A cheap new smartphone attachment may help to bring improved vision care to more Americans with the greater use of telemedicine.

“Think Instagram for the eye,” Stanford University professor of ophthalmology Robert Chang said in a statement describing the new invention. Chang and his colleague David Myung, a research physician, say a moment of "eureka!" sparked the development project. Although high-quality cellphone cameras are now ubiquitous throughout the country, most primary care doctors and emergency room staff lack high-quality imaging capability. Typically, ophthalmologists spend tens of thousands of dollars on specialty equipment requiring expensive training to operate.

"Adapting smartphones for the eye has the potential to revolutionize the delivery of eye care — in particular, to provide it in places where it's less accessible," Myung said. Whether during a long emergency room wait or during a routine doctor’s visit, patients may receive specialist vision care more commonly with the new technology. "A picture is truly worth a thousand words," Myung said. "Imagine a car accident victim arriving in the emergency department with an eye injury resulting in a hyphema — blood inside the front of her eye.”

Today, an emergency room doctor might record the sight in the patient’s electronic record with words alone. However, the smartphone changes all that. “Smartphones today not only have the camera resolution to supplement those words with a high-resolution photo, but also the data-transfer capability to upload that photo securely to the medical record in a matter of seconds,” Myung said.

In developing the product, Myung first tried some off-the-shelf solutions including an adapter that attaches a smartphone to a slit lamp, a microscope used to photograph the eye. Yet even these commercially designed “solutions” failed to provide a quick and convenient workflow for clinicians checking eye health. Moreover, they wanted something any clinician might use with minimal training.

"I started entertaining the idea of a pocket-sized adapter that makes the phone do most of the heavy lifting," Myung said. "It took some time to figure out how to mount the lens and lighting elements to the phone in an efficient yet effective way.”

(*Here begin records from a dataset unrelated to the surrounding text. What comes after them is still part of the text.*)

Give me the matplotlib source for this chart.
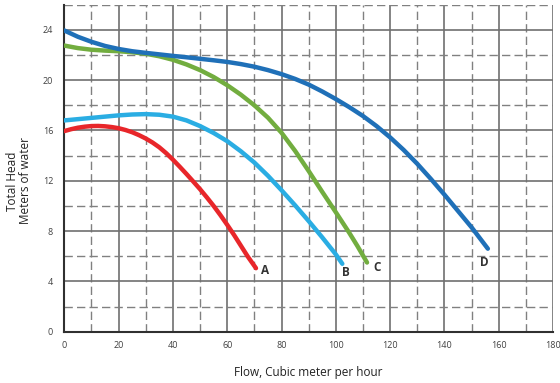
import matplotlib
matplotlib.use("Agg")
import matplotlib.pyplot as plt
from matplotlib.ticker import MultipleLocator

plt.rcParams['font.family'] = ['Open Sans', 'DejaVu Sans']

# pump curves (flow m3/h, head m)
a_flow = [0, 2.5, 5, 7.5, 10, 12.5, 15, 17.5, 20, 22.5, 25, 27.5, 30, 32.5, 35, 37.5,
          40, 42.5, 45, 47.5, 50, 52.5, 55, 57.5, 60, 62.5, 65, 67.5, 70.6]
a_head = [15.95, 16.1, 16.22, 16.3, 16.35, 16.36, 16.33, 16.27, 16.18, 16.04, 15.86, 15.63,
          15.36, 15.04, 14.66, 14.2, 13.68, 13.12, 12.54, 11.94, 11.33, 10.68, 10.0, 9.27,
          8.5, 7.7, 6.85, 6.0, 5.05]

b_flow = [0, 5, 10, 15, 20, 25, 30, 35, 40, 45, 50, 55, 60, 65, 70, 75, 80, 85, 90, 95, 100, 102.4]
b_head = [16.8, 16.9, 17.0, 17.1, 17.2, 17.27, 17.3, 17.25, 17.1, 16.8, 16.35, 15.8, 15.15,
          14.35, 13.45, 12.4, 11.25, 10.05, 8.8, 7.5, 6.15, 5.4]

c_flow = [0, 5, 10, 15, 20, 25, 30, 35, 40, 45, 50, 55, 60, 65, 70, 75, 80, 85, 90, 95,
          100, 105, 108, 111.5]
c_head = [22.75, 22.55, 22.42, 22.35, 22.3, 22.22, 22.1, 21.9, 21.62, 21.25, 20.8, 20.25,
          19.6, 18.85, 18.0, 17.02, 15.82, 14.38, 12.78, 11.12, 9.5, 7.85, 6.8, 5.5]

d_flow = [0, 5, 10, 15, 20, 25, 30, 35, 40, 45, 50, 55, 60, 65, 70, 75, 80, 85, 90, 95,
          100, 105, 110, 115, 120, 125, 130, 135, 140, 145, 150, 156]
d_head = [23.95, 23.45, 23.05, 22.72, 22.48, 22.3, 22.17, 22.05, 21.93, 21.82, 21.7, 21.58,
          21.45, 21.28, 21.07, 20.8, 20.48, 20.1, 19.65, 19.1, 18.5, 17.85, 17.15, 16.35,
          15.45, 14.45, 13.35, 12.15, 10.9, 9.6, 8.3, 6.6]

labels = ["A", "B", "C", "D"]
label_x = [73.9, 103.8, 115.1, 154.6]
label_y = [4.9, 4.7, 5.1, 5.5]

colors = ["#E8262A", "#2AADE3", "#72AD3F", "#1F70B8"]

fig = plt.figure(figsize=(5.6, 3.83), dpi=100)
ax = fig.add_axes([64.3 / 560, 1 - 331.7 / 383, (553 - 64.3) / 560, (331.7 - 4.7) / 383])

for xs, ys, col in zip([a_flow, b_flow, c_flow, d_flow], [a_head, b_head, c_head, d_head], colors):
    ax.plot(xs, ys, color=col, lw=3.2, solid_capstyle="round", solid_joinstyle="round", zorder=3)

for lab, x, y in zip(labels, label_x, label_y):
    ax.text(x, y, lab, fontsize=8.5, fontweight="bold", color="#333333", ha="center", va="center")

ax.set_xlim(0, 180)
ax.set_ylim(0, 26)
ax.xaxis.set_major_locator(MultipleLocator(20))
ax.xaxis.set_minor_locator(MultipleLocator(10))
ax.yaxis.set_major_locator(MultipleLocator(4))
ax.yaxis.set_minor_locator(MultipleLocator(2))
ax.grid(which="major", color="#707070", lw=1.2, ls="-", zorder=1)
ax.grid(which="minor", color="#808080", lw=1.0, ls=(0, (6, 3)), zorder=1)
ax.set_axisbelow(True)

ax.tick_params(which="both", length=0)
ax.tick_params(axis="x", labelsize=6.5, colors="#404040", pad=7)
ax.tick_params(axis="y", labelsize=6.5, colors="#404040", pad=8)

for s in ["top", "right"]:
    ax.spines[s].set_visible(False)
for s in ["left", "bottom"]:
    ax.spines[s].set_color("#303030")
    ax.spines[s].set_linewidth(1.5)

ax.set_xlabel("Flow, Cubic meter per hour", fontsize=8.5, color="#222222", labelpad=11)
fig.text(19 / 560, 1 - 181 / 383, "Total Head\nMeters of water", fontsize=8.5, color="#222222",
         rotation=90, ha="center", va="center", multialignment="center", linespacing=1.0)

fig.savefig("out.png", dpi=100)
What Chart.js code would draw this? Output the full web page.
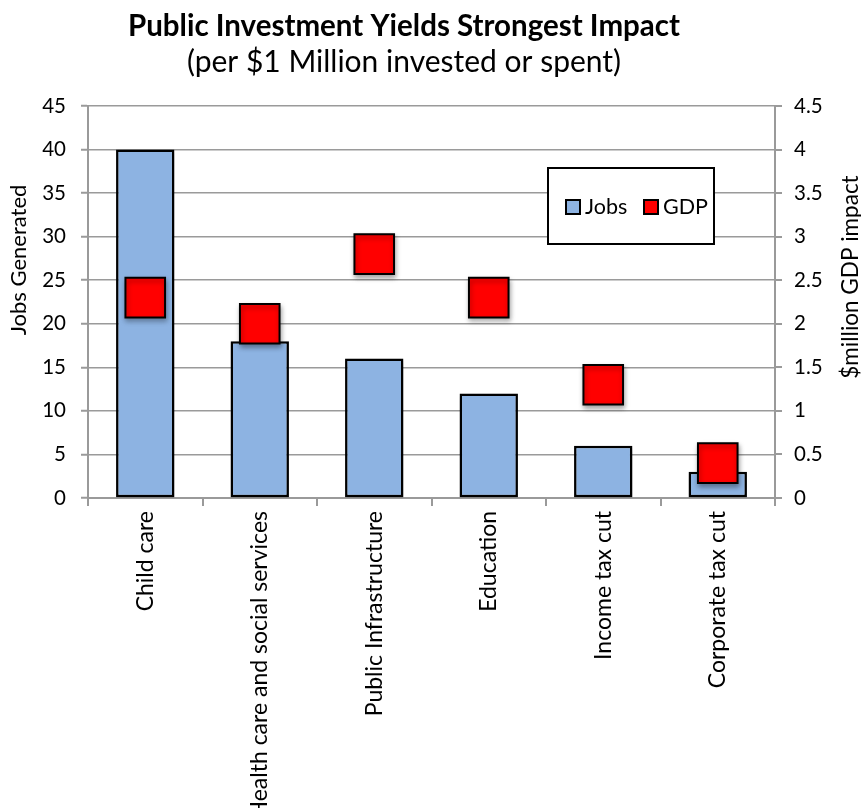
<!DOCTYPE html>
<html>
<head>
<meta charset="utf-8">
<script src="https://cdn.jsdelivr.net/npm/chart.js@4.4.1/dist/chart.umd.min.js"></script>
<style>
  html, body { margin: 0; padding: 0; background: #fff; }
</style>
</head>
<body>
<canvas id="impactChart" width="861" height="808"></canvas>
<script>
const categories = ['Child care', 'Health care and social services', 'Public Infrastructure', 'Education', 'Income tax cut', 'Corporate tax cut'];
const jobs = [40, 18, 16, 12, 6, 3];
const gdp = [2.3, 2.0, 2.8, 2.3, 1.3, 0.4];
const jobsTicks = [0, 5, 10, 15, 20, 25, 30, 35, 40, 45];
const gdpTicks = [0, 0.5, 1, 1.5, 2, 2.5, 3, 3.5, 4, 4.5];

const FONT = 'Lato, "Open Sans", sans-serif';
const axisGrey = '#9a9a9a';

// titles, axis titles and the legend box are drawn by hand
const decorations = {
  id: 'decorations',
  beforeDatasetsDraw(chart) {
    const ctx = chart.ctx;
    ctx.save();
    ctx.shadowColor = 'rgba(0,0,0,0.35)';
    ctx.shadowBlur = 5;
    ctx.shadowOffsetX = 1;
    ctx.shadowOffsetY = 3;
  },
  afterDatasetsDraw(chart) {
    chart.ctx.restore();
  },
  afterDraw(chart) {
    const ctx = chart.ctx;
    ctx.save();
    ctx.fillStyle = '#000';
    ctx.textAlign = 'center';
    ctx.textBaseline = 'middle';
    ctx.font = 'bold 29.5px ' + FONT;
    ctx.fillText('Public Investment Yields Strongest Impact', 404, 26);
    ctx.font = '30px ' + FONT;
    ctx.fillText('(per $1 Million invested or spent)', 404, 62);

    ctx.save();
    ctx.font = '22px ' + FONT;
    ctx.translate(19, 260);
    ctx.rotate(-Math.PI / 2);
    ctx.fillText('Jobs Generated', 0, 0);
    ctx.restore();
    ctx.save();
    ctx.font = '22.5px ' + FONT;
    ctx.translate(851, 277);
    ctx.rotate(-Math.PI / 2);
    ctx.fillText('$million GDP impact', 0, 0);
    ctx.restore();

    // legend
    ctx.fillStyle = '#fff';
    ctx.fillRect(548, 168, 166, 76);
    ctx.lineWidth = 2;
    ctx.strokeStyle = '#000';
    ctx.strokeRect(548, 168, 166, 76);
    const items = chart.data.datasets.map(d => ({ label: d.label, color: d.backgroundColor }));
    const xs = [566, 644];
    ctx.textAlign = 'left';
    ctx.font = '21.5px ' + FONT;
    items.forEach((it, i) => {
      ctx.fillStyle = it.color;
      ctx.fillRect(xs[i], 200, 14, 14);
      ctx.strokeRect(xs[i], 200, 14, 14);
      ctx.fillStyle = '#000';
      ctx.fillText(it.label, xs[i] + 19, 207);
    });
    ctx.restore();
  }
};

const ctx = document.getElementById('impactChart').getContext('2d');
const chart = new Chart(ctx, {
  type: 'bar',
  data: {
    labels: categories,
    datasets: [{
      label: 'Jobs',
      data: jobs,
      yAxisID: 'y',
      backgroundColor: '#8db3e2',
      borderColor: '#000',
      borderWidth: 2.5,
      borderSkipped: false,
      categoryPercentage: 1,
      barPercentage: 0.51,
      order: 2
    }, {
      type: 'line',
      label: 'GDP',
      data: gdp,
      yAxisID: 'y1',
      showLine: false,
      pointStyle: 'rect',
      pointRadius: 28,
      pointHoverRadius: 28,
      backgroundColor: '#ff0000',
      borderColor: '#000',
      borderWidth: 2,
      order: 1
    }]
  },
  options: {
    responsive: false,
    animation: false,
    layout: { padding: { top: 106, left: 0, right: 0, bottom: 0 } },
    plugins: {
      legend: { display: false },
      tooltip: { enabled: false }
    },
    scales: {
      x: {
        offset: true,
        grid: {
          offset: true,
          drawOnChartArea: false,
          tickLength: 8,
          color: axisGrey,
          lineWidth: 2
        },
        border: { color: axisGrey, width: 2 },
        ticks: {
          minRotation: 90,
          maxRotation: 90,
          autoSkip: false,
          padding: 5,
          color: '#000',
          font: { family: FONT, size: 23 }
        },
        afterFit: s => { s.height = 310; }
      },
      y: {
        position: 'left',
        min: 0,
        max: 45,
        afterBuildTicks: s => { s.ticks = jobsTicks.map(v => ({ value: v })); },
        grid: {
          color: axisGrey,
          lineWidth: 1.5,
          borderDash: [2, 2],
          tickBorderDash: [],
          tickLength: 7,
          tickColor: axisGrey,
          tickWidth: 2
        },
        border: { color: axisGrey, width: 2 },
        ticks: {
          padding: 15,
          color: '#000',
          font: { family: FONT, size: 20.5 }
        },
        afterFit: s => { s.width = 88; }
      },
      y1: {
        position: 'right',
        min: 0,
        max: 4.5,
        afterBuildTicks: s => { s.ticks = gdpTicks.map(v => ({ value: v })); },
        grid: {
          drawOnChartArea: false,
          tickLength: 7,
          color: axisGrey,
          lineWidth: 2
        },
        border: { color: axisGrey, width: 2 },
        ticks: {
          padding: 12,
          color: '#000',
          font: { family: FONT, size: 20.5 },
          callback: v => String(v)
        },
        afterFit: s => { s.width = 86; }
      }
    }
  },
  plugins: [decorations]
});
</script>
</body>
</html>
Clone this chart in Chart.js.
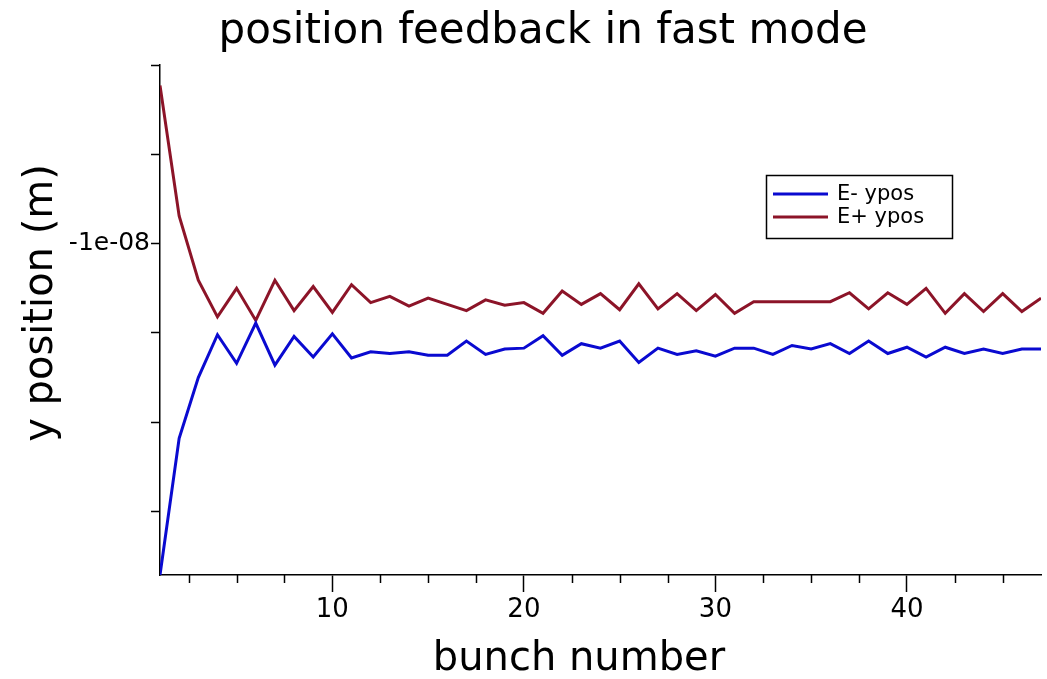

After assembling an initial prototype with cheap parts bought online, Myung found photographing the front of the eye a snap — which still left him with a challenge. "Taking a photo of the retina is harder because you need to focus light through the pupil to reach inside the eye," he said. But by using optics theory, the researcher eventually got distance and lighting right for the perfect retina — so easy, it could be a “selfie.”

Now, the Stanford research team is seeking regulatory approval for the device, which costs $90.